Like many other acts who were attached to small labels at that particular time, the production values are basic and far from polished, but there’s certainly a noticeable spark about the music while there’s enough intrigue in the lyrics, certainly on the a-side, to make the most causal listener sit up and take notice.

Zoo Records eventually wound up and The Teardrop Explodes landed a contract with Phonogram Records, resulting in two very fine albums in Kilimanjaro (October 1980) and Wilder (December 1981), with three singles also hitting the Top 30. Indeed, the debut is one that has aged magnificently and is up there with the finest of all albums from the decade in which it was released. A re-recorded and more polished version of that early Zoo single was included:-

mp3 : The Teardrop Explodes – Sleeping Gas (album version)

I’ll finish off with a lift from a piece that appeared in The Guardian back in 2010 when a 30th Anniversary edition of Kilimanjaro was reviewed:-

The 30th anniversary reissue recently spurred one heritage-rock magazine to ask the band’s former frontman Julian Cope if he would ever return to writing pop music. It seems a fair enough query given Kilimanjaro’s success: it spawned a top 10 hit in Reward, spent 35 weeks on the charts and displayed such commercial promise that both U2 and Duran Duran apparently considered the Teardrop Explodes their only real competition. You might also feel compelled to ask in light of Cope’s latter- day musical output. That variously includes an hour-long homage to the late Princess of Wales called She-Diana; a live recording of his “proto-metal” band Brain Donor; and Spades & Hoes & Plows, a self-styled “masterpiece of agrarian doom-clod-plod” that features Cope accompanying singer David Wrench on “Mellotron and 26-inch marching bass drum”, and culminates in an 18-minute instrumental inspired by a series of road-toll protests in 19th-century Wales. Alas, Helyntion Beca (The Rebecca Riots) seems to have been overlooked by the programmers of the Radio 1 playlist, a fate that also befell such other recent Cope numbers as All the Blowing-Themselves-Up Motherfuckers….(Will Realise the Minute They Die That They Were Suckers).

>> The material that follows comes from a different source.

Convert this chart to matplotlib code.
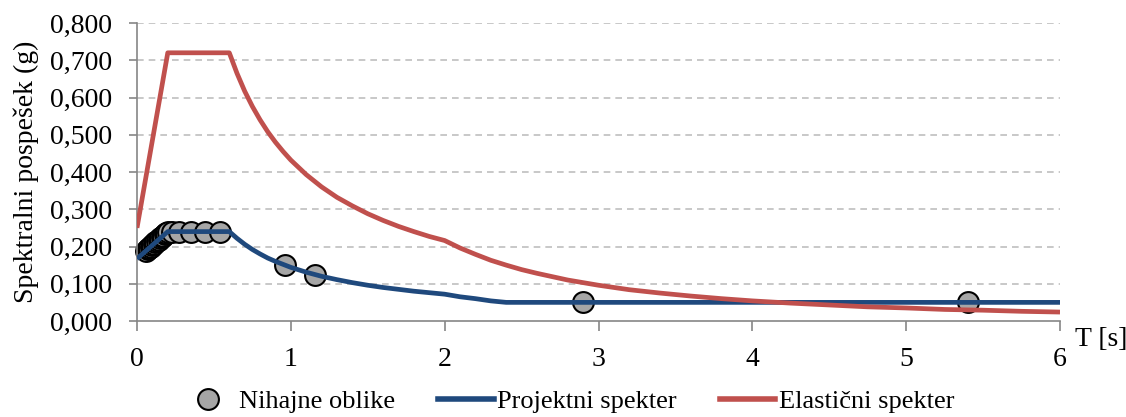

Actually, Cope told the magazine, he’d just written a pop song, inspired by the mid-60s baroque style of the Left Banke, a band not so wildly removed from the kind of influences that powered Kilimanjaro – the blasting brass arrangements of Forever Changes-era Love, the Seeds’ reedy garage rock, the sunshine pop of the Turtles. “It’s called,” he added, “The Cunts Can Fuck Off.”

He’d obviously been listening to early Jesus and Mary Chain

JC

5 thoughts on “IT REALLY WAS A CRACKING DEBUT SINGLE (36)

  1. I count myself lucky getting to see The Teardrop Explodes in NYC twice, once at a small club on Long Island and then as support for U2 at The Palladium. Both shows were before Wilder was released and there were was a focus on songs I didn’t know, but hearing Sleep Gas, Treason, Reward and When I Dream live was really something special.

  2. Damn, Echorich, were you standing next to me at My Father’s Place in Roslyn?
    I swear we’re going to turn out to have the same parents.

  3. One of the very best live raconteurs, ever.

    I came in with Treason and Reward. I looked back and like what I heard.

    You can call Mr Cope many things but boring just couldn’t be one of them.